The present invention relates generally to voltage transfer switches, and more particularly, to AC voltage source transfer methods for switch systems having a transformer downstream of the transfer switch.
Voltage transfer switches are commonly used to switch between a primary and one or more alternate power sources in the event of failure or instability of the primary source. Such transfer switches are commonly used in applications that require continuity of power, such as in hospitals and critical processes in both industrial and commercial settings. For example, in a power system having a primary voltage source and one alternate voltage source, fist and second switches are associated with the primary and alternate voltage sources, respectively. The switches are activated by a controller, such that upon a failure of the primary source, the first switch is opened to remove the primary voltage source from a load and the second switch is subsequently closed to connect the alternate source to the load, hence maintaining power to the load.
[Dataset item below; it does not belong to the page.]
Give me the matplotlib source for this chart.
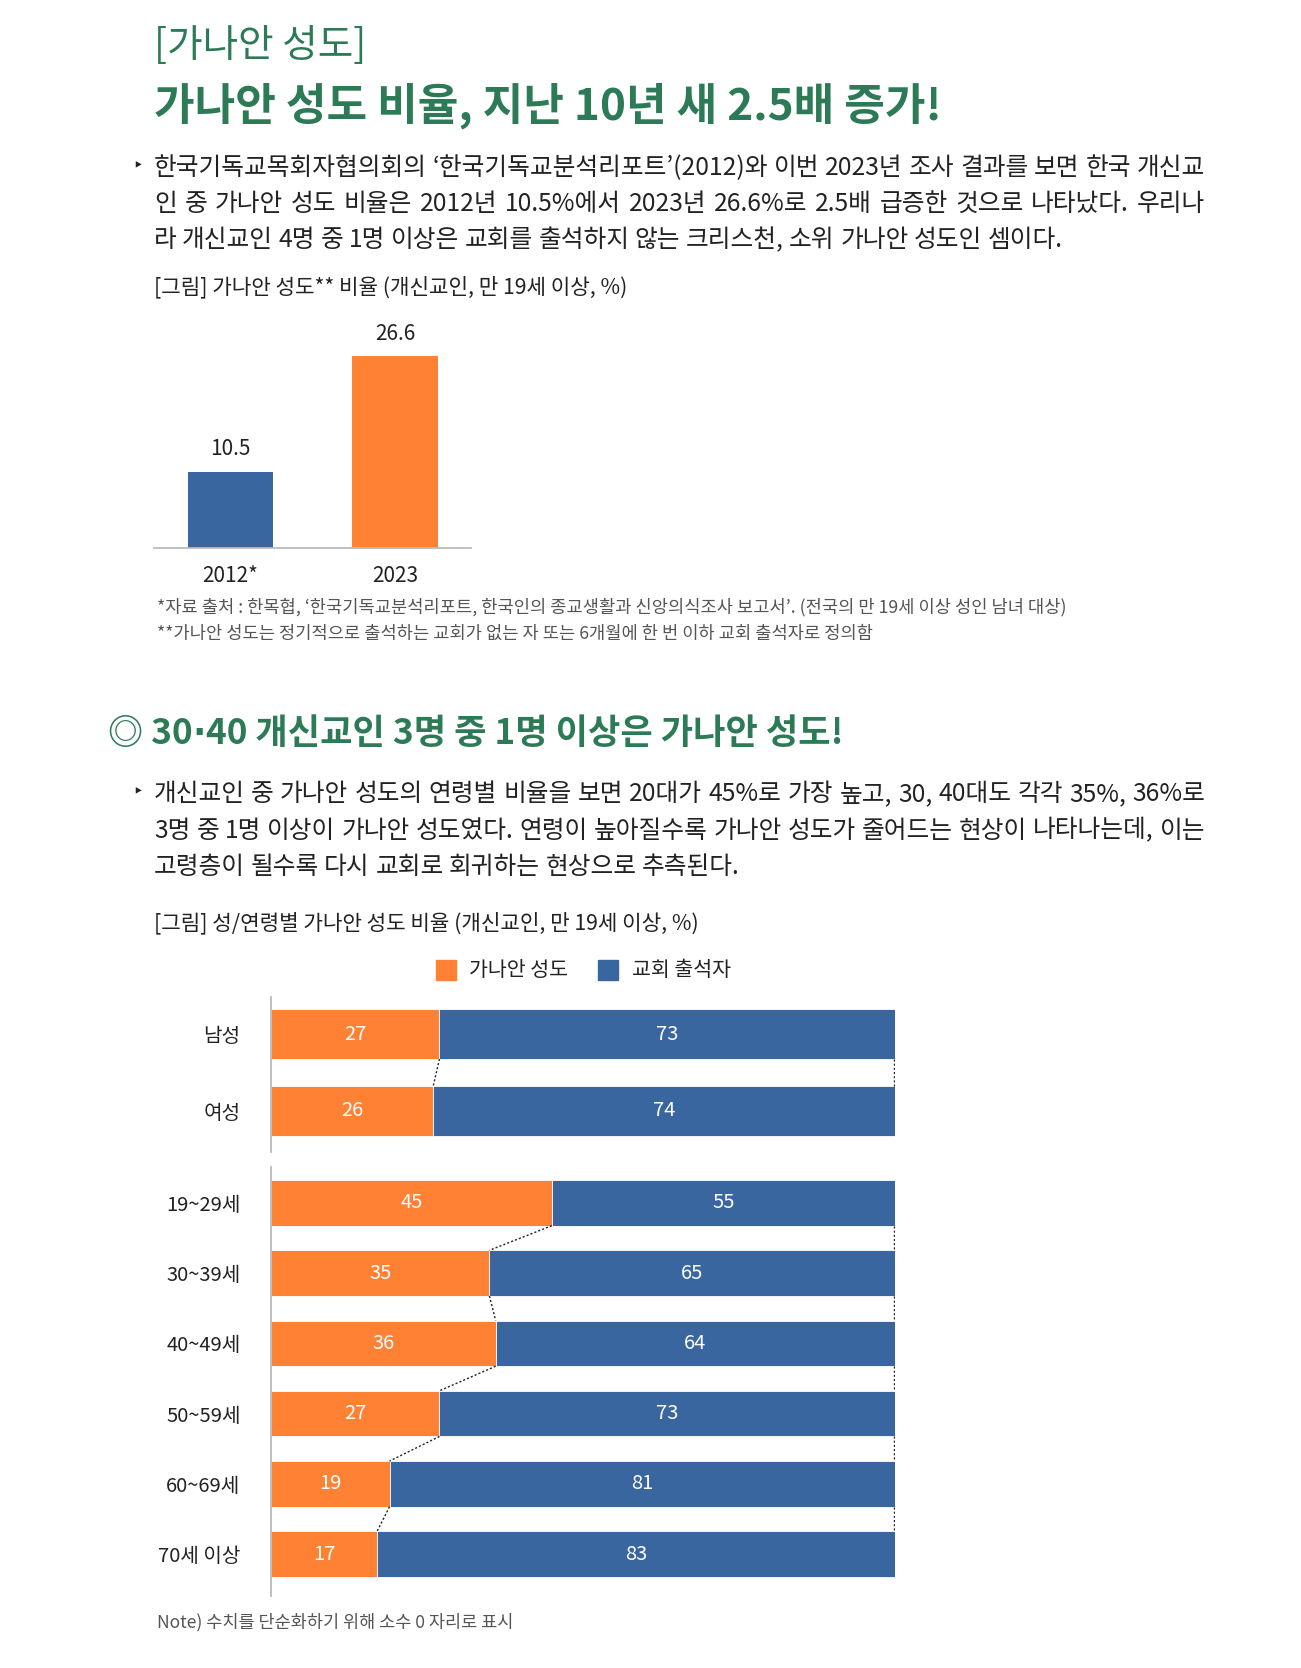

The “static switches” used for this switching function typically employ silicon controlled rectifier (SCR) devices. The controller applies signals to the SCRs' gate terminals to gate them into conduction and to commutate them off as necessary based on the condition of the primary and alternate voltage sources. Generally, the second switch is turned on as soon as possible after the load is disconnected from the primary source in an attempt to minimize the voltage disruption at the load side. In some situations, however, the timing of turning off the first switch and turning on the second switch is optimized based on the make-up of the system. For example, in systems having a transformer connected downstream of the switches, switching may be optimized to prevent the transformer from saturating due to the dc flux built up during the transfer event. Such transformer saturations are highly undesirable since they can cause large saturation currents to flow, which in turn can cause system failure due to source overloading or upstream protective breakers tripping.
In such optimized system, the additional delay that results from waiting for the optimum point to transfer may cause increased output voltage waveform disturbance and load current discontinuity, which are not acceptable to some critical loads. Additionally, when SCRs are used in such a voltage transfer switch optimized for minimum downstream transformer saturation currents, there are cases where the SCRs will not naturally commutate off for a significant period of time. This may prevent the controller from turning on the appropriate alternate source SCRs at the optimum time without creating a cross conduction situation, thus extending the transfer time.
The present application addresses these shortcomings associated with the prior art.